A 2008 study by health experts from Tufts and Harvard universities found that prevention can at times save costs and others times, increase spending. In fact, their analysis of studies found that treatment and prevention are almost equally cost effective.
George Miller, an institute fellow at the Altarum Institute, said part of the challenge is with clinical preventive treatments like screening. Health screenings have to be performed on a large population – many of whom don’t have the illness. There also can be costs attributed to treating false-positive results.
“The reason it is so widely believed that prevention saves money is that it seems obvious,” he said. “It is less expensive to prevent someone from having a heart attack than to wait and treat him after. But there are a whole lot of expenditures that have to be counted and when you use those, you find that most clinical prevention doesn’t save money.”
[See also: Unhealthy behaviors impacting quality of life, costs]
But one area that evidence shows prevention may be more effective is outside of the doctor’s office. The Trust for America’s Health report focuses on environmental prevention efforts like augmenting the public health system, increasing anti-smoking activities and expanding workplace wellness efforts.
Miller said environmental prevention often decreases costs because they are focused on a targeted, at-risk population instead of blanketed across a wide range of people.
For instance, Rich Hamburg, deputy director of Trust for America’s Health, said money can be invested in one community to do a host of things at once – put in sidewalks, allow only healthy food and snack at schools and ban smoking.
A meta-analysis of 2,815 studies in a July 2012 New England Journal of Medicine report bore Miller’s conclusion. Forty-six percent of environmental studies were found to be cost saving as opposed to 16 percent of clinical and 13 percent non-clinical, person-directed.
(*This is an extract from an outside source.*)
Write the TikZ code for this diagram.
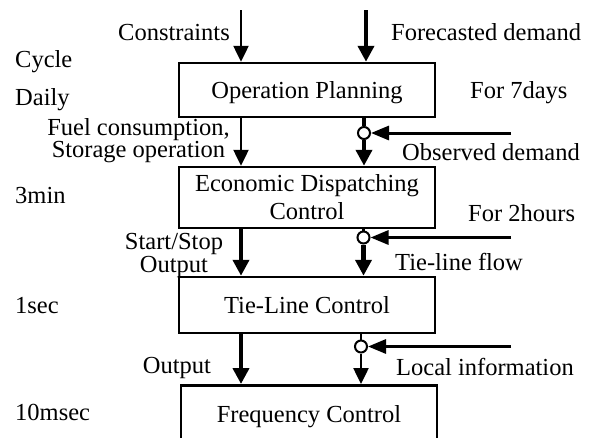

The results may be because of the lower expense of altering people’s environments in ways like creating smoking bans or requiring businesses to label calorie content on foods.
The authors cite the example of New York City, which increased tobacco taxes, created non-smoking laws and anti-smoking media campaigns. They said this has resulted in 450,000 fewer smokers in a decade and reduced smoking-related deaths by approximately 1,500 per year.
Additionally, a 2008 Trust for America’s Health report that found that targeted, strategic investment in “proven community-based programs to increase physical activity, improve nutrition and prevent smoking and tobacco use” could save more than $16 billion annually over five years. They estimated a return of $5.60 for every $1 spent.